▶ _What you will do_
Transcribe only the part of the material below that begins at the line containing "Rebuild this diagram" and ends at the line containing "text=txt, align=center] (flyopslbl)", with both kept and images left out.

---------- Stored records ----------

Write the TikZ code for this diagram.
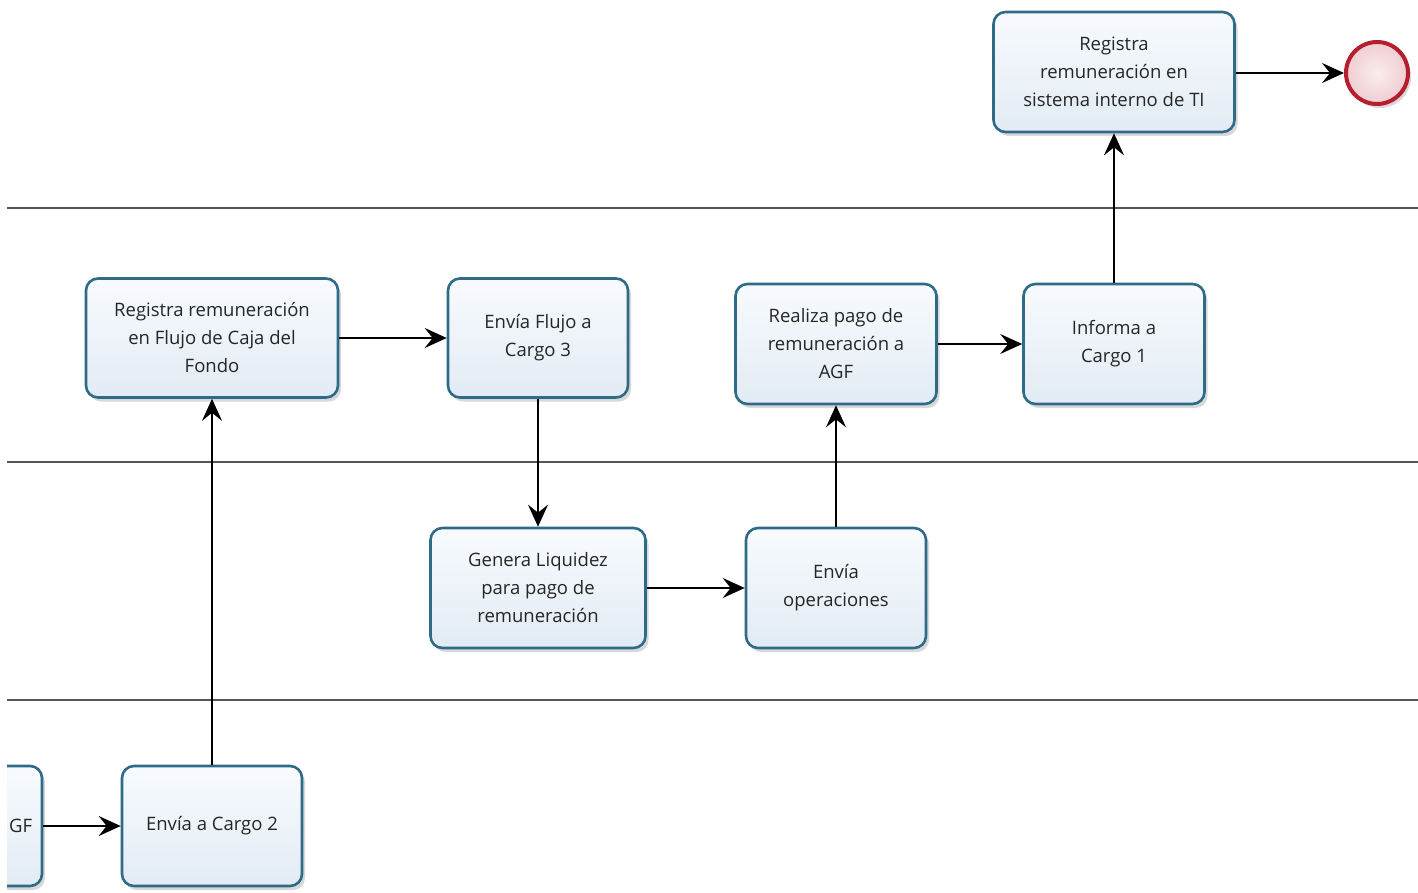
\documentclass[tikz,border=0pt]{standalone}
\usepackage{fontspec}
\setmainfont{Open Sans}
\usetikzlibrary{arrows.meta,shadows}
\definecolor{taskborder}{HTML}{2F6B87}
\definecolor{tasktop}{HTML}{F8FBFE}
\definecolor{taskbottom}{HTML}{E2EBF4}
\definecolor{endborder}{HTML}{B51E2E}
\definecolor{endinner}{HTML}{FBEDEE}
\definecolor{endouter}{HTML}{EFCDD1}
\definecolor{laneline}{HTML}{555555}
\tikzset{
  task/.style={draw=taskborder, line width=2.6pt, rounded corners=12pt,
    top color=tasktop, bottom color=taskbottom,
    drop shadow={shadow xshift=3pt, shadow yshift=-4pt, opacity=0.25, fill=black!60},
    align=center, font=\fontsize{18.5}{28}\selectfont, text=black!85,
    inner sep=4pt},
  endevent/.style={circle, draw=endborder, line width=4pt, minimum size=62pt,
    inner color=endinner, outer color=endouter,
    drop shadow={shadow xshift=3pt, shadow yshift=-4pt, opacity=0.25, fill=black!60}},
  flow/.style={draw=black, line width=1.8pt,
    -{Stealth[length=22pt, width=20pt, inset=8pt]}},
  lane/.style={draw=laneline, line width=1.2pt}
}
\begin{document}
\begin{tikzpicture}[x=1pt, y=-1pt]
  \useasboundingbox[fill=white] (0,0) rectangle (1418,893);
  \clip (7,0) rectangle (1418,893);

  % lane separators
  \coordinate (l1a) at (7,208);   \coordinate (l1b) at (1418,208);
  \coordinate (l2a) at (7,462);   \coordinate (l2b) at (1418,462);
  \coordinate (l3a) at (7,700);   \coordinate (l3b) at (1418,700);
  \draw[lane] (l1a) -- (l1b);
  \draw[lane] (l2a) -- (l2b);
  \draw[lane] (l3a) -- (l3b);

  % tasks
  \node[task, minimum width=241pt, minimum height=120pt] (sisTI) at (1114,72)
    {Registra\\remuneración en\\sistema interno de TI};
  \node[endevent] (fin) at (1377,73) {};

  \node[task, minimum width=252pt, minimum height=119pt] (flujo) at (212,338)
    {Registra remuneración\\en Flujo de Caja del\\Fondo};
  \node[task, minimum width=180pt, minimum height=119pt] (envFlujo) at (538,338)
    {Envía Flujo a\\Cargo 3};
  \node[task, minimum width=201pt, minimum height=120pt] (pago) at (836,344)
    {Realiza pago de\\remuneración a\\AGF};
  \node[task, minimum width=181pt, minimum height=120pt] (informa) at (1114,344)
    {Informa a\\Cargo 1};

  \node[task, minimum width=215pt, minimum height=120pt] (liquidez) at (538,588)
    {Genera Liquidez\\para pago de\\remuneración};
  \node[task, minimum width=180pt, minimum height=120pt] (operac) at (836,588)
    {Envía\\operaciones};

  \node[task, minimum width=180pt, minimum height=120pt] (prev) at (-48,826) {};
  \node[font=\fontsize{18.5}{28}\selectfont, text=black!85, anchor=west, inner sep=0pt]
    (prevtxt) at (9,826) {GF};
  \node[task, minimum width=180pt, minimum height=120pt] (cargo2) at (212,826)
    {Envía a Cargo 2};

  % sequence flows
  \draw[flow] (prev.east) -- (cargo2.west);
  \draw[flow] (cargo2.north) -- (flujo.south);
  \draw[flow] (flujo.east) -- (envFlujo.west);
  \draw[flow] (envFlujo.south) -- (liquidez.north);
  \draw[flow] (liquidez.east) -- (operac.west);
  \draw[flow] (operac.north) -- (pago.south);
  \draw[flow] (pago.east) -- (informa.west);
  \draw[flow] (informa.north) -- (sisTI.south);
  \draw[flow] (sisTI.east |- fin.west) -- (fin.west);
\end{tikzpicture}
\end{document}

----------
---------- Stored records ----------

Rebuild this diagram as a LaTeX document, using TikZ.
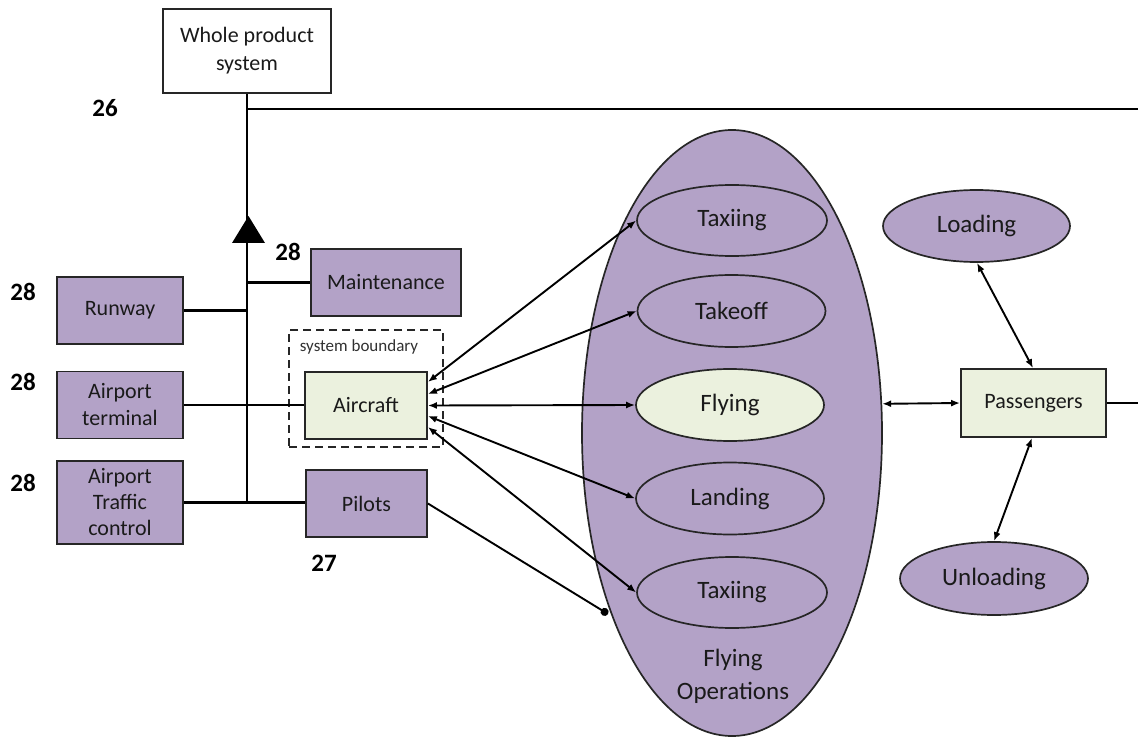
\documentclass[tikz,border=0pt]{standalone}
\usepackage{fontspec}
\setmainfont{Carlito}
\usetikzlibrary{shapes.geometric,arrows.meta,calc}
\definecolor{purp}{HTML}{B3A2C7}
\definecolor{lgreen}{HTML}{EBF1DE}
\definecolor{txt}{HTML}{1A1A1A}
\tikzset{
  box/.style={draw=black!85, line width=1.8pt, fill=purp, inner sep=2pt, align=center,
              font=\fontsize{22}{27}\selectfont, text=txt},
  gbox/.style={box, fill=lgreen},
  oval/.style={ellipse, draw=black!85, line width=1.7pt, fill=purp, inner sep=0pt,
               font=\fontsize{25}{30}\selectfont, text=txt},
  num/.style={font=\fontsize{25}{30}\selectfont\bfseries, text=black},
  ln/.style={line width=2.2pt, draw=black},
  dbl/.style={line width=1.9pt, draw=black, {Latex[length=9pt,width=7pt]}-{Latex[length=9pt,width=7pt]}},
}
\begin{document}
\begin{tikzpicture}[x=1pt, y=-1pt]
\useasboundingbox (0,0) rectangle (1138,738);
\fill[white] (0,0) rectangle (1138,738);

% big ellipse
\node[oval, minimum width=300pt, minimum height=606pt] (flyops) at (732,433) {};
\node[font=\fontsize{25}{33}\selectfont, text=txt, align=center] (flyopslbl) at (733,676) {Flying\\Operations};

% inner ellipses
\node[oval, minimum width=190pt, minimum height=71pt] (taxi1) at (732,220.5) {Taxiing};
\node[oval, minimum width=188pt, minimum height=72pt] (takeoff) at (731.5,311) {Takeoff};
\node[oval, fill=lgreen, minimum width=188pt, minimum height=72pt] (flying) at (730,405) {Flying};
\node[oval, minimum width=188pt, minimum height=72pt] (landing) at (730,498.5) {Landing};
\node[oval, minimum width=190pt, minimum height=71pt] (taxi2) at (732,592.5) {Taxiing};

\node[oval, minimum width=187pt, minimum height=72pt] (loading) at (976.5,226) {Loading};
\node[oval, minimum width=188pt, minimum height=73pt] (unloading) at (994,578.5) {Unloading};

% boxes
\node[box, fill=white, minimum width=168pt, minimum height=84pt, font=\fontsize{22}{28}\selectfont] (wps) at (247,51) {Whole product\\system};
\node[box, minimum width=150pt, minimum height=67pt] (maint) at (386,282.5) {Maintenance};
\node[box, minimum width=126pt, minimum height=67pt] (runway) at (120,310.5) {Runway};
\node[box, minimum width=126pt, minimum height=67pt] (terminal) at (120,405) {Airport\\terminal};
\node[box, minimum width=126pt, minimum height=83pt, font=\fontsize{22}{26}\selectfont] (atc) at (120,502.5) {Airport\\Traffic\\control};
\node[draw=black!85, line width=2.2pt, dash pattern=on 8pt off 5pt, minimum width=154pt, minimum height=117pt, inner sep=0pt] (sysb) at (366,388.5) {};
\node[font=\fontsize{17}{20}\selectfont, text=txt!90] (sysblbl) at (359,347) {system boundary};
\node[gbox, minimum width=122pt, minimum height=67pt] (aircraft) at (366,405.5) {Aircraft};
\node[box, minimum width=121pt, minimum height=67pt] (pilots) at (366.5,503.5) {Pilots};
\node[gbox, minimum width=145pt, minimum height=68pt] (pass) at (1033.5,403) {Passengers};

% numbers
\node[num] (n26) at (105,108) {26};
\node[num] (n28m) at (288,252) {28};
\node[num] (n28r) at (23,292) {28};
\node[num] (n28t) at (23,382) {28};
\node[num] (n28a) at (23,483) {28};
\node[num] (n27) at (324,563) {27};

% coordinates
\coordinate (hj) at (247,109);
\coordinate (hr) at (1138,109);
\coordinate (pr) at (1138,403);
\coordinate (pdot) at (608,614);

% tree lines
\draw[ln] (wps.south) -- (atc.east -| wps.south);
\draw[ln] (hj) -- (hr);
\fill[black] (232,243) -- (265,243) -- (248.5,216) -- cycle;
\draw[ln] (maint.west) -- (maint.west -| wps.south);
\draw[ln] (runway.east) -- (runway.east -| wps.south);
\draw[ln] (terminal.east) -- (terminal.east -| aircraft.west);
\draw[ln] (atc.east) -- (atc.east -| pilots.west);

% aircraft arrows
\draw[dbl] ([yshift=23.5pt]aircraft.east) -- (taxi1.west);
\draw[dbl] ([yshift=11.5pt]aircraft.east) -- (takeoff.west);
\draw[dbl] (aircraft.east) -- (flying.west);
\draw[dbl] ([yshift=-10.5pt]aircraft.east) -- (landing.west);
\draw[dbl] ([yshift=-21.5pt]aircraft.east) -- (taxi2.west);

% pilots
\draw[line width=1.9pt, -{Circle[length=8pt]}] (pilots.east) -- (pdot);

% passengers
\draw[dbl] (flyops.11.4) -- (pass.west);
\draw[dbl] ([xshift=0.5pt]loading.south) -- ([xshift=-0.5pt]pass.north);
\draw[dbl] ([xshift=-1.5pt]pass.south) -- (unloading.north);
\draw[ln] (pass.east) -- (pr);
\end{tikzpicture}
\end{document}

----------
---------- Stored records ----------

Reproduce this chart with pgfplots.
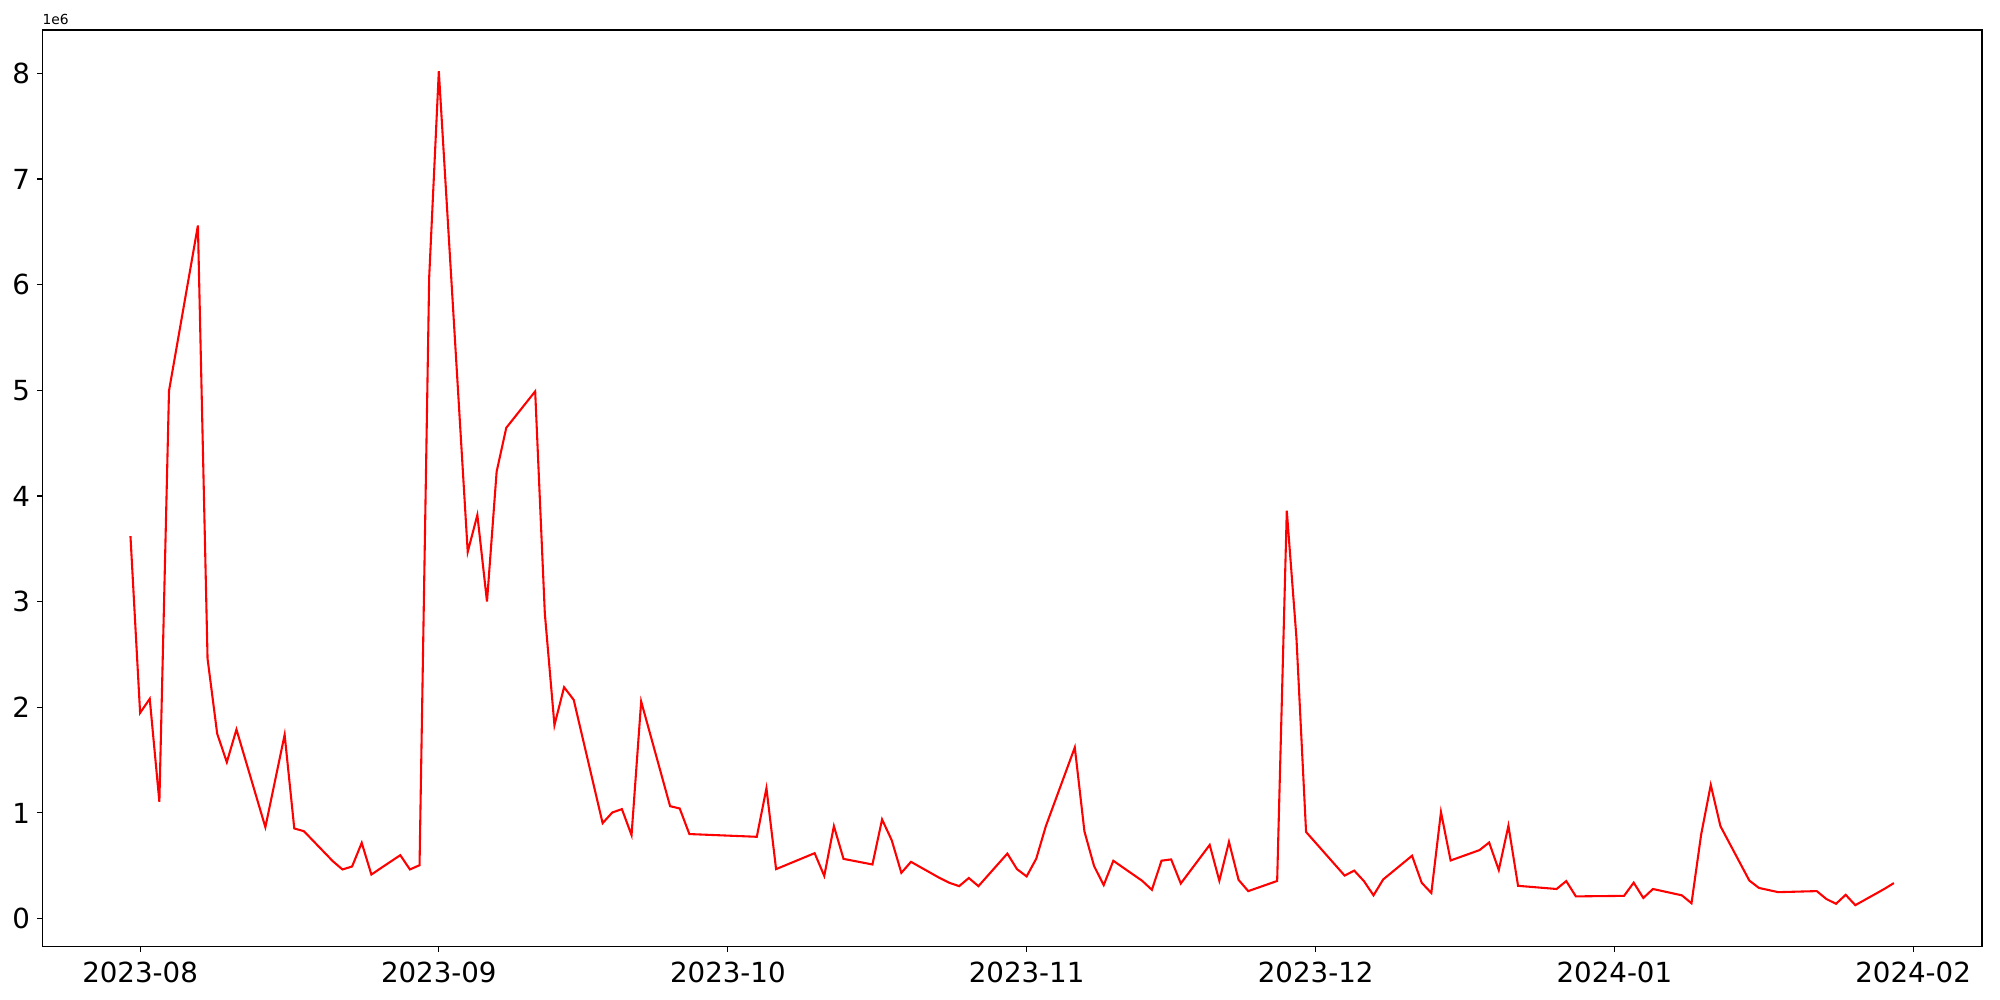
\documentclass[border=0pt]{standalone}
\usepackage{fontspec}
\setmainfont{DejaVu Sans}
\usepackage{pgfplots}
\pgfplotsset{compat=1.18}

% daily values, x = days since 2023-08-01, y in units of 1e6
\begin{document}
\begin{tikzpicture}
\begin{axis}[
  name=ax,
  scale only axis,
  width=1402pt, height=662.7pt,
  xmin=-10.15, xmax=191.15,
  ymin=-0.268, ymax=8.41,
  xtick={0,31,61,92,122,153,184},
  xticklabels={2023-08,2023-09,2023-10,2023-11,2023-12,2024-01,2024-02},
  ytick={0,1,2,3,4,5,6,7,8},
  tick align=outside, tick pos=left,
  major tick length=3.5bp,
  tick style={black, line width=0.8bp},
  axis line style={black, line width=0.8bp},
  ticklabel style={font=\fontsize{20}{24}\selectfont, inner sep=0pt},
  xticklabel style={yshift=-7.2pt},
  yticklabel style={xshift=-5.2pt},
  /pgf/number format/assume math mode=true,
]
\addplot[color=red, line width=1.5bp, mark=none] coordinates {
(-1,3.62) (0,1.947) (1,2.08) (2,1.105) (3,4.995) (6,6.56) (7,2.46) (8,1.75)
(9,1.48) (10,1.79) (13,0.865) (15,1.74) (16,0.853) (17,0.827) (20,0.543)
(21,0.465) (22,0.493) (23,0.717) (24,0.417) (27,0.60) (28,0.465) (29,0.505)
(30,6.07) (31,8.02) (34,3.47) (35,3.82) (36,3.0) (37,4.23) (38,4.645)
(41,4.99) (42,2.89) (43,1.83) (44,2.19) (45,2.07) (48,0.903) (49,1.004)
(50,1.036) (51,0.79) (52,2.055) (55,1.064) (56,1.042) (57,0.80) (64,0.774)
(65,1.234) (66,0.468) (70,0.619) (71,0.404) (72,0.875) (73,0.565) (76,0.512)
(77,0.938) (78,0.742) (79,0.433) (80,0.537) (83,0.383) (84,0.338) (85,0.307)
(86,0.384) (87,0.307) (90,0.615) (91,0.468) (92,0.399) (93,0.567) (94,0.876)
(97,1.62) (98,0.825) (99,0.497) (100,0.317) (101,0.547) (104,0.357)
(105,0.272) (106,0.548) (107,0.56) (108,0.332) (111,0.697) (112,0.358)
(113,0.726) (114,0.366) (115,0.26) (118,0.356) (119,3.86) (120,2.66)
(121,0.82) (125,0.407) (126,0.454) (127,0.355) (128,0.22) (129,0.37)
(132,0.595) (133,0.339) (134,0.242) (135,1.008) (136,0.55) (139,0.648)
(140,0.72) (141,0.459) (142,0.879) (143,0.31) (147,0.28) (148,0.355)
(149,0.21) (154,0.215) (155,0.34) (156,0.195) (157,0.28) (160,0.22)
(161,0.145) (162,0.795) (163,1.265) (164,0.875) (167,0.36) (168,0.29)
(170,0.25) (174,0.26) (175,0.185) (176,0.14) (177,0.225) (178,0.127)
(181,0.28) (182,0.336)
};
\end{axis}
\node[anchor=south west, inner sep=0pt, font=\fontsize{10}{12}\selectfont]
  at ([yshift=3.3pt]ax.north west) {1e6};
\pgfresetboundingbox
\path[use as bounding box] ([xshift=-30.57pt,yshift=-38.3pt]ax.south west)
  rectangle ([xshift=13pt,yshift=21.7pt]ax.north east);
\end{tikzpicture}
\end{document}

----------

▶ _Response to this exercise_
Rebuild this diagram as a LaTeX document, using TikZ.
\documentclass[tikz,border=0pt]{standalone}
\usepackage{fontspec}
\setmainfont{Carlito}
\usetikzlibrary{shapes.geometric,arrows.meta,calc}
\definecolor{purp}{HTML}{B3A2C7}
\definecolor{lgreen}{HTML}{EBF1DE}
\definecolor{txt}{HTML}{1A1A1A}
\tikzset{
  box/.style={draw=black!85, line width=1.8pt, fill=purp, inner sep=2pt, align=center,
              font=\fontsize{22}{27}\selectfont, text=txt},
  gbox/.style={box, fill=lgreen},
  oval/.style={ellipse, draw=black!85, line width=1.7pt, fill=purp, inner sep=0pt,
               font=\fontsize{25}{30}\selectfont, text=txt},
  num/.style={font=\fontsize{25}{30}\selectfont\bfseries, text=black},
  ln/.style={line width=2.2pt, draw=black},
  dbl/.style={line width=1.9pt, draw=black, {Latex[length=9pt,width=7pt]}-{Latex[length=9pt,width=7pt]}},
}
\begin{document}
\begin{tikzpicture}[x=1pt, y=-1pt]
\useasboundingbox (0,0) rectangle (1138,738);
\fill[white] (0,0) rectangle (1138,738);

% big ellipse
\node[oval, minimum width=300pt, minimum height=606pt] (flyops) at (732,433) {};
\node[font=\fontsize{25}{33}\selectfont, text=txt, align=center] (flyopslbl) at (733,676) {Flying\\Operations};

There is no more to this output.